Gather all lines in the entries below that include the word "this".

__Input rows__
^^^^^^^^^^^^^^^^

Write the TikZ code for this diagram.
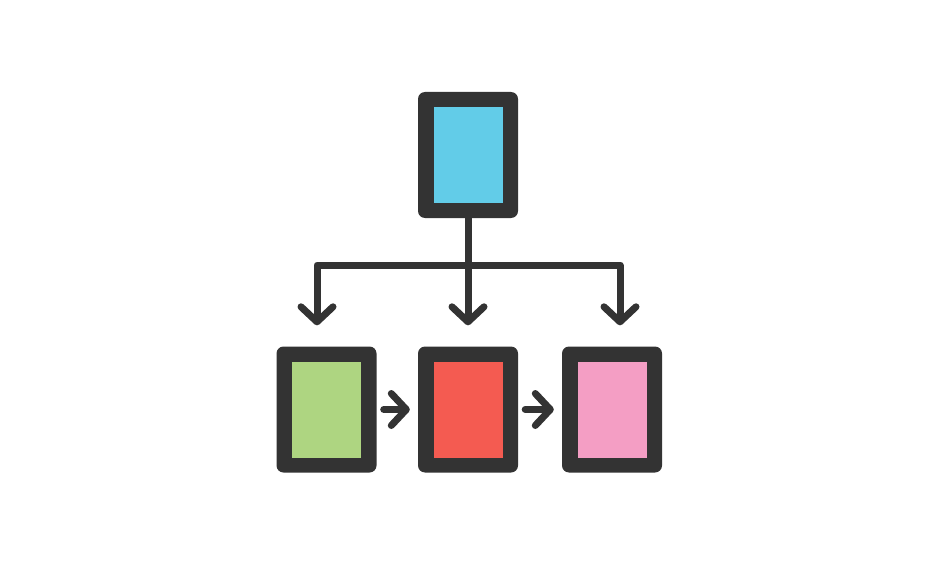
\documentclass[tikz,border=0pt]{standalone}
\usetikzlibrary{arrows.meta}
\definecolor{dark}{HTML}{333333}
\definecolor{cblue}{HTML}{62CCE8}
\definecolor{cgreen}{HTML}{AED581}
\definecolor{cred}{HTML}{F45B51}
\definecolor{cpink}{HTML}{F49EC4}
\begin{document}
\begin{tikzpicture}[x=1pt,y=-1pt,
  frame/.style={fill=dark, rounded corners=7pt, minimum width=100pt, minimum height=126pt, inner sep=0pt},
  panel/.style={minimum width=69pt, minimum height=96pt, inner sep=0pt},
  conn/.style={draw=dark, line width=7pt, line cap=round, line join=round},
  tip/.style={-{Straight Barb[length=15pt, width=32pt, line width=7pt, round]}}]
\useasboundingbox (0,0) rectangle (940,567);
\node[frame] (top) at (468,155) {};
\node[panel, fill=cblue] (topin) at (top.center) {};
\node[frame] (g) at (326.5,409.5) {};
\node[panel, fill=cgreen] (gin) at (g.center) {};
\node[frame] (r) at (468,409.5) {};
\node[panel, fill=cred] (rin) at (r.center) {};
\node[frame] (p) at (612,409.5) {};
\node[panel, fill=cpink] (pin) at (p.center) {};
\coordinate (split) at (468,265);
\coordinate (gt) at ([xshift=-9.5pt]g.north);
\coordinate (pt) at ([xshift=8pt]p.north);
\draw[conn, tip, shorten >=21pt] (top.south) -- (r.north);
\draw[conn, tip, shorten >=21pt] (split) -| (gt);
\draw[conn, tip, shorten >=21pt] (split) -| (pt);
\draw[conn, tip, shorten <=7pt, shorten >=8pt] (g.east) -- (r.west);
\draw[conn, tip, shorten <=7pt, shorten >=8pt] (r.east) -- (p.west);
\end{tikzpicture}
\end{document}
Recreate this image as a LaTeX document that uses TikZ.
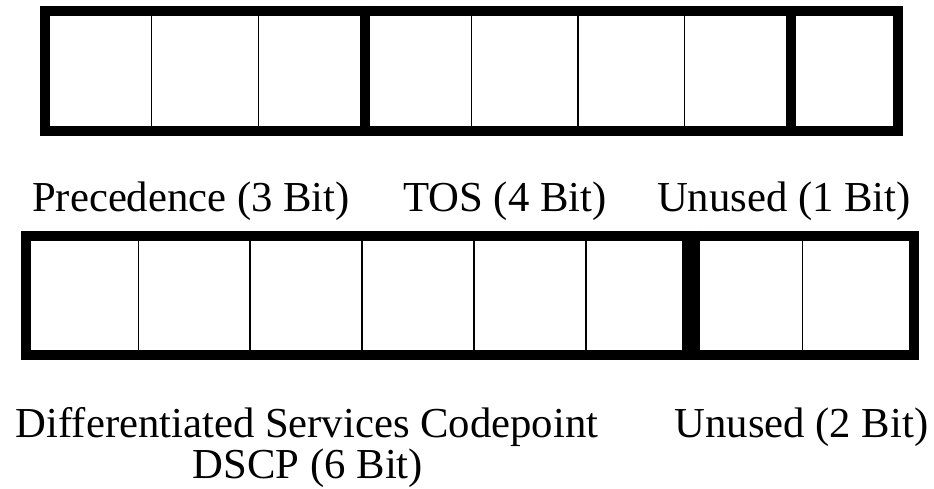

^^^^^^^^^^^^^^^^

__Reply to the exercise__
Write the TikZ code for this diagram.
Recreate this image as a LaTeX document that uses TikZ.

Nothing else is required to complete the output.